Staff cuts and reorganization are a sign of tough economic times.

Published on: March 16, 2009

First came the report last week that OSU Extension has cut 22 county-based jobs as a result of the state budget short fall of $2.7 million. Extension officials further predict that 38 more jobs will need to be eliminated if Gov. Strickland budget is approved for 2010-2011 biennium budget is passed.

 

Now comes word the Ohio Department of Natural Resources Division of Soil and Water is being “consolidated” with the Division of Water - creating the Division of Soil and Water Resources. The new agency will be under the leadership of Chief David Hanselmann. The Division of Recycling and Litter Prevention will be relocated and aligned with the new Division of Soil and Water Resources, however, will continue to operate as a separate division.

 

ODNR is taking further steps to disperse the Division of Real Estate and Land Management among several divisions, according to memo sent to the staff. The GIMS program, records retention and delivery services will be managed by Chief Jeff Rowley under the Division of Information Technology. The real estate section (including land acquisition, Fountain Square maintenance, and grounds keeping and fleet) and Environmental Permitting section will be transferred to the Division of Engineering under the leadership of Chief Dave Mohr.

 

The Division of Parks and Recreation, lead by Chief Dan West, will manage the Recreational Services section. Additionally, the Canal Lands program within the Division of Water will be managed by the Division of Parks and Recreation.

 

How this will shake out for those in agriculture who deal with these agencies remains to be seen. It does seem to be a plus that Soil and Water remains intact and Hanselmann takes a leadership role in this organization. He is a veteran who has come up through the division and has shown leadership. It does not hurt of course that Soil and Water Districts have a strong grass roots support system at the county level.

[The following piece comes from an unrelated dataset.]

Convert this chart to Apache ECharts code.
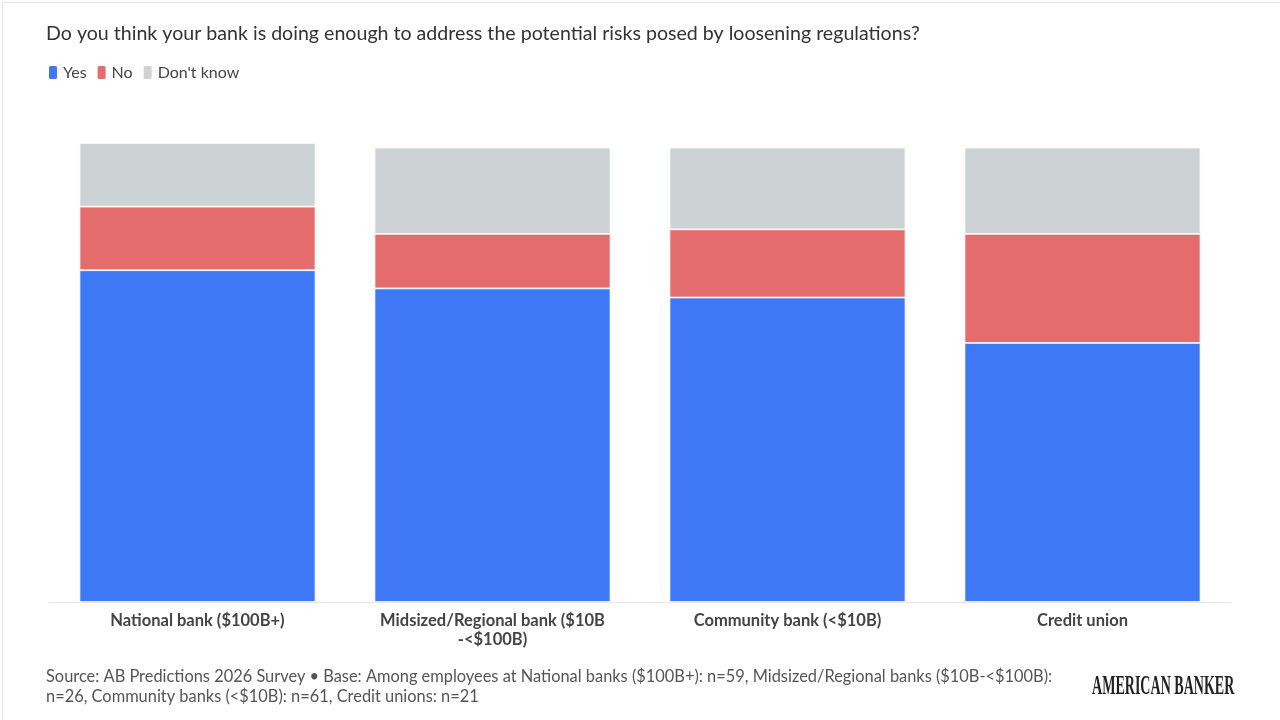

A politician would be risking the ire of rural Ohio if he attempted to undercut the system that brings millions of federal and county dollars into play through conservation programs.

 

Expect more news this week as Robert Boggs, director of the Ohio Department of Agriculture addresses the budget issue at a press conference Wednesday. While no one in the department is talking about what might be on tap, Gov. Strickland has said there will be new user fees for the agency’s services. Speculation abounds, but the director has hinted that farmers will not be among those paying more.

 

It remains to be seen what the federal stimulus package might mean for such programs. If we are going to be focusing on rebuilding our infrastructure, there are plenty of conservation projects that could be undertaken such a flood control structures and rural access roads. Meanwhile it is sign of our difficult economic situation that people who have provided help and education for agricultural and rural needs take a hit along with the rest of the populace.